And I’m wistful. To a near point of tears when I by chance looked out the window and saw the man pound the For Sale sign into the hard clay I pretend is dirt. That made it so real. I’ve lived here sixteen years, which is the longest I’ve lived anywhere. There has never been a tear shed for any other place I’ve lived.
There wasn’t one for any of the ten moves I remember before age eighteen. If there were any tears for the five moves since then, they were tears of joy. All residence moves in my life have been positive, whether I lived there for months or the next longest at twelve years.

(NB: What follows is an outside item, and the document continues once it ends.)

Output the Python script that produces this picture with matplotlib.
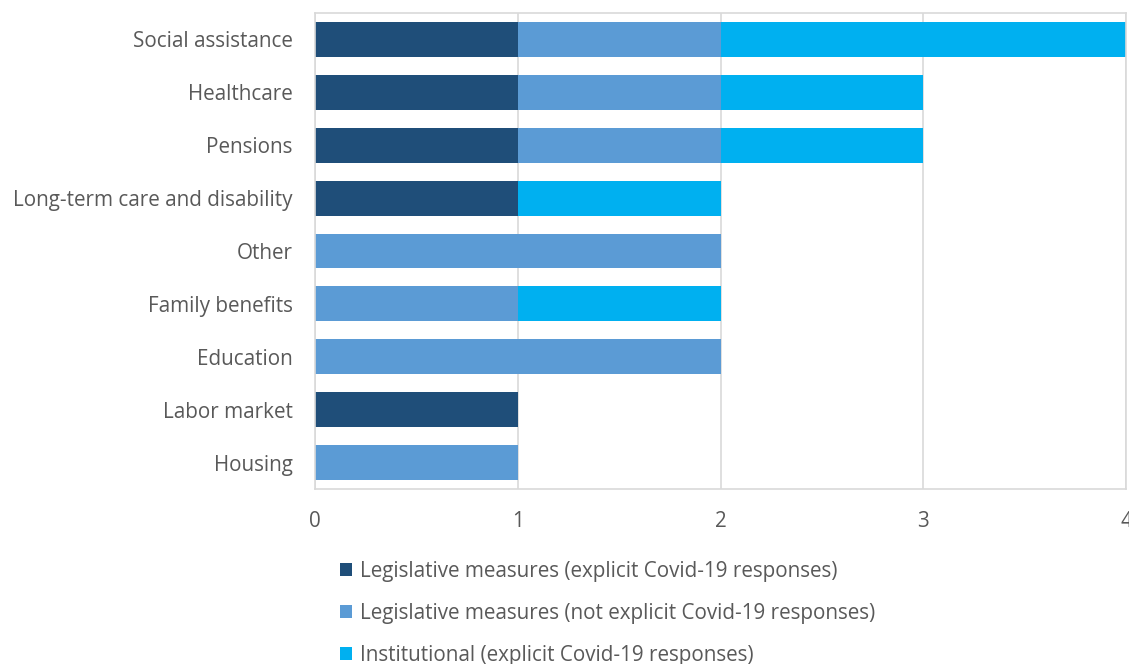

I understand myself well enough to know why I felt teary and still feel wistful though I know this move is positive for me. I’ll be half a day’s drive from my son and family, I’m moving to a beautiful, new home that feels designed for me. Plus, I’ve always wanted to live in another state since I kerplunked here in Salt Lake City (the middle of nowhere to those of you who follow London Olympics trivia), when I was six. The list goes on: Sam and I need to downsize our living area, house responsibility, and possessions.
But how will I leave my friends who really do mean a lot to me? Will I miss Salt Lake that is finally evolving into an interesting city with a tad of diversity, good local restaurants, and a somewhat varied cultural scene? Yes, I will miss these things right along with the sharp seasonal changes, my garden, the green, towering mountains, and the cute kids who live across the street who wave at me when they are outside.
Some days I feel a gut excitement for this move that I haven’t felt for years. Other days, not so much. What has been a constant is remembering that in every one of the moves I fully recall since the age of six I have been able to look back and piece together a self that was unique in that environment. Houses are markers to me, though they aren’t to everyone. Some people’s lives appear to be measured by the changes in music, spouses, jobs, or automobiles owned. Home gave me a place to shape myself and a sense of being. Memories of different homes are like chapters with an assigned time, mood, and purpose to the full story. Then after months or years the chapter completes and it is time to move on, letting the story continue. Perhaps it would be more accurate to say, urging the story to continue.
Every move as an adult has happened because I felt that nosy Irma Prattle, say, “This is it. The life and circumstances of this house have given you all they can, you have learned what you are capable of learning, and it is now time to move on.”